My attraction to American Indian culture remains unexplained, but unwavering. Certainly, my early years in a rural farming community didn’t lend itself to multi-culturalism, nor did my parents’ insistence I was 100% Norwegian spawn some fantasy about being separated from my tribe. My fair skin and blonde curls implored me to blend in perfectly with my adoptive relatives. Still, at some point I began looking forward to the day I might reunite with my birthfamily and find, somewhere on the family tree, a branch validating a fascination seemingly spawned from nowhere.
But post reunion, when I was given a four-generation maternal family tree and instructed to ignore the obviously Polish name at the top (and also learned I wasn’t a stitch Norwegian), I realized family trees are subjective things. My maternal family is insistent upon being 100% Ukrainian, even if it defies evidence to the contrary.
My paternal family tree remains somewhat mysterious. Third-hand information says I am Swedish and Welsh on that side. My paternal half-brother embraces the Swedish and rejects the Welsh. I seem to be the only one who notices our father’s dark skin and darker hair. If my birthfather carried a secret about a Native American ancestor, he took it with him to his grave.
Family trees are dependent upon what a family is willing to reveal, but new DNA technology offers a truth serum. When genetic testing for ancestral origins became available I considered ordering myself a lab kit, then was crushed to discover that, being female, I carry only the genetic markers to trace my maternal line. Uncovering my father’s ancestry requires the DNA of my brother.
My brother: also abandoned by my father. My brother: with a “proud to be Swedish” bumper sticker adorning his truck. My brother: who happily sits amongst our family, keeping me a secret, complacent in the act of sparing them the knowledge our father fathered a bastard-child. My brother: with whom I share so much but will forever be divided from by his legitimacy. My brother: who hasn’t phoned in six years.

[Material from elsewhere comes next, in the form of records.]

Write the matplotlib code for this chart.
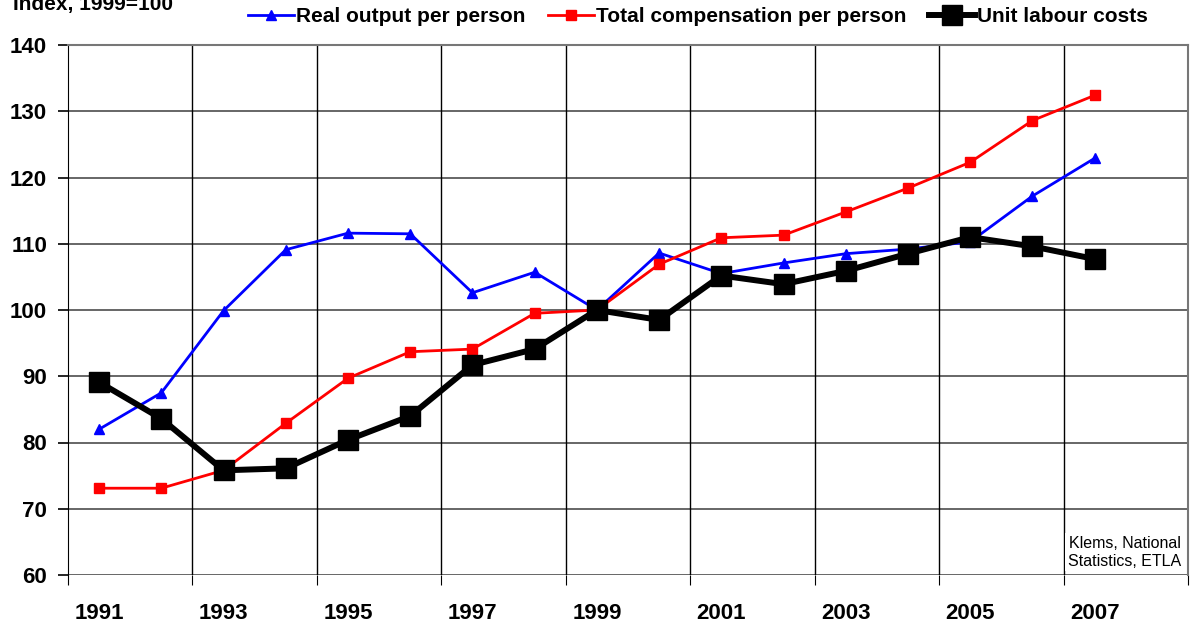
import matplotlib
matplotlib.use("Agg")
import matplotlib.pyplot as plt
import numpy as np

years = list(range(1991, 2008))
real_output = [82.0, 87.5, 99.9, 109.1, 111.6, 111.5, 102.6, 105.7, 100.0, 108.6,
               105.5, 107.1, 108.5, 109.2, 110.3, 117.2, 122.9]
compensation = [73.1, 73.1, 75.8, 82.9, 89.7, 93.7, 94.1, 99.5, 100.0, 106.9,
                110.9, 111.3, 114.8, 118.4, 122.3, 128.6, 132.4]
unit_labour = [89.1, 83.6, 75.8, 76.1, 80.4, 84.0, 91.7, 94.1, 100.0, 98.5,
               105.2, 103.9, 105.9, 108.5, 111.0, 109.6, 107.7]
tick_years = [str(y) for y in years[::2]]

plt.rcParams['font.family'] = ['Liberation Sans', 'DejaVu Sans']

fig = plt.figure(figsize=(11.91, 6.25), dpi=100)
ax = fig.add_axes([68/1191, 1-575/625, 1120/1191, 530/625])

x = np.arange(len(years))
ax.plot(x, real_output, color='#0000FF', lw=2, marker='^', ms=7, label='Real output per person', zorder=3)
ax.plot(x, compensation, color='#FF0000', lw=2, marker='s', ms=7, label='Total compensation per person', zorder=4)
ax.plot(x, unit_labour, color='black', lw=4.3, marker='s', ms=14.5, label='Unit labour costs', zorder=5)

ax.set_xlim(-0.5, len(years) + 0.5)
ax.set_ylim(60, 140)
ax.set_yticks(range(60, 141, 10))
ax.yaxis.grid(True, color='#5a5a5a', lw=1.3)
bounds = np.arange(-0.5, len(years) + 0.6, 2)
ax.set_xticks(bounds)
ax.set_xticklabels([])
ax.set_xticks(x[::2], minor=True)
ax.set_xticklabels(tick_years, minor=True, fontsize=16, fontweight='bold')
ax.tick_params(axis='x', which='minor', length=0, pad=20)
ax.tick_params(axis='x', which='major', length=7, direction='out', color='black')
ax.tick_params(axis='y', length=7, direction='out', labelsize=16, width=1.2, pad=8)
for lbl in ax.get_yticklabels():
    lbl.set_fontweight('bold')
for b in bounds[1:-1]:
    ax.axvline(b, color='black', lw=1, zorder=1)
ax.set_axisbelow(True)
for s in ['top', 'right']:
    ax.spines[s].set_color('#777777')
    ax.spines[s].set_linewidth(1.5)
ax.spines['left'].set_color('black')
ax.spines['bottom'].set_visible(False)

ax.text(0.994, 0.012, 'Klems, National\nStatistics, ETLA', transform=ax.transAxes,
        ha='right', va='bottom', fontsize=11.5, linespacing=1.25,
        bbox=dict(facecolor='white', edgecolor='none', pad=2), zorder=6)

fig.text(13/1191, 1-10/625, 'Index, 1999=100', fontsize=15, fontweight='bold', ha='left', va='baseline')

leg = fig.legend(loc='center', bbox_to_anchor=(698/1191, 1-17/625), ncol=3, frameon=False,
                 prop={'size': 15, 'weight': 'bold'}, handlelength=2.2, handletextpad=0.1,
                 columnspacing=1.1, borderaxespad=0)

fig.savefig('out.png', dpi=100)
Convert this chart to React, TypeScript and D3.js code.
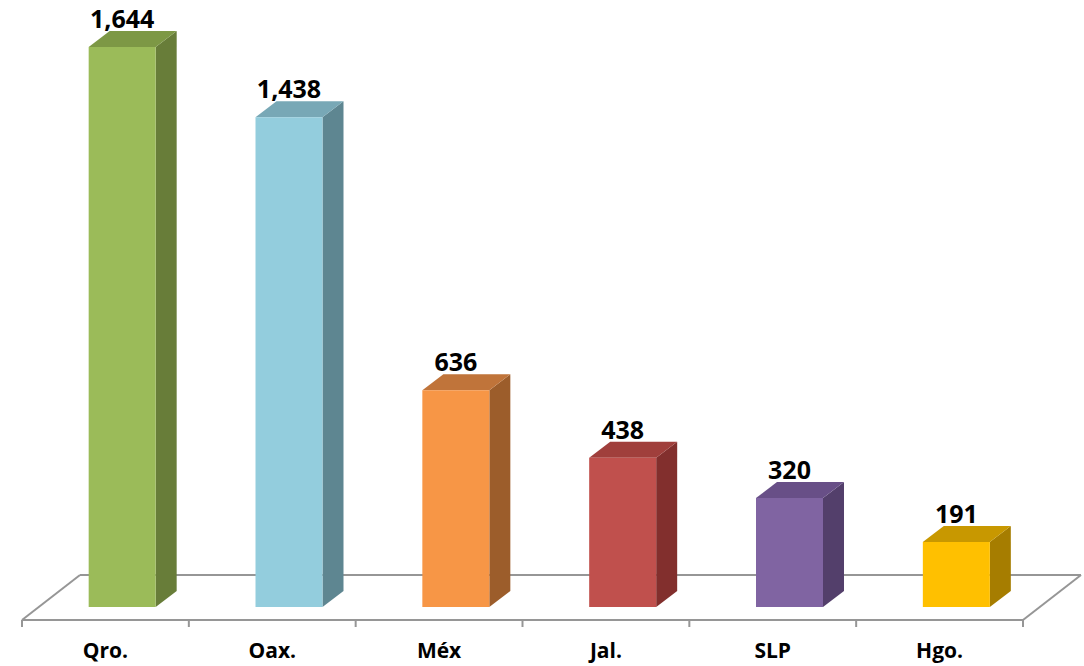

More than stubbornness stops me from picking up the phone. I will not beg him for a thread of my own genetic fabric. The cost of doing so will be a directive to value other things and show gratitude for the smidgens of information he smuggles away from the family gatherings to share with me. My brother is the gatekeeper of my family tree and I simply refuse to sell my soul to get my hands on the key.
I would feel like the women of the Snoqualmie Tribe, forced to beg for bits of the crops grown on land rightfully belonging to them.
That doesn’t mean I must ignore the pull I feel towards American Indian culture. Leaving it isn’t a choice;
it steers
me.
Last Spring, I attended a talent show at my son’s school. For most of the audience, it was an evening of giggles and applause but, for me, the entertainment stopped when a family walked upon stage – four generations of American Indians wearing traditional dress. The great grandfather took his place at the drum, the lights went down and the fathers, mothers, aunts, uncles and children danced around the drumbeat, singing in an unfamiliar language. One didn’t have to understand the words to recognize the passion of their song; to know they were calling out to ancestors and celebrating their roots, their
connectedness.
It took my breath away. It wasn’t until the drumbeat stopped and the applause began I realized my body was frozen in rapture and my cheeks were wet with tears.
A DNA swab will not prove or disprove whether or not those tears are real. They speak for themselves.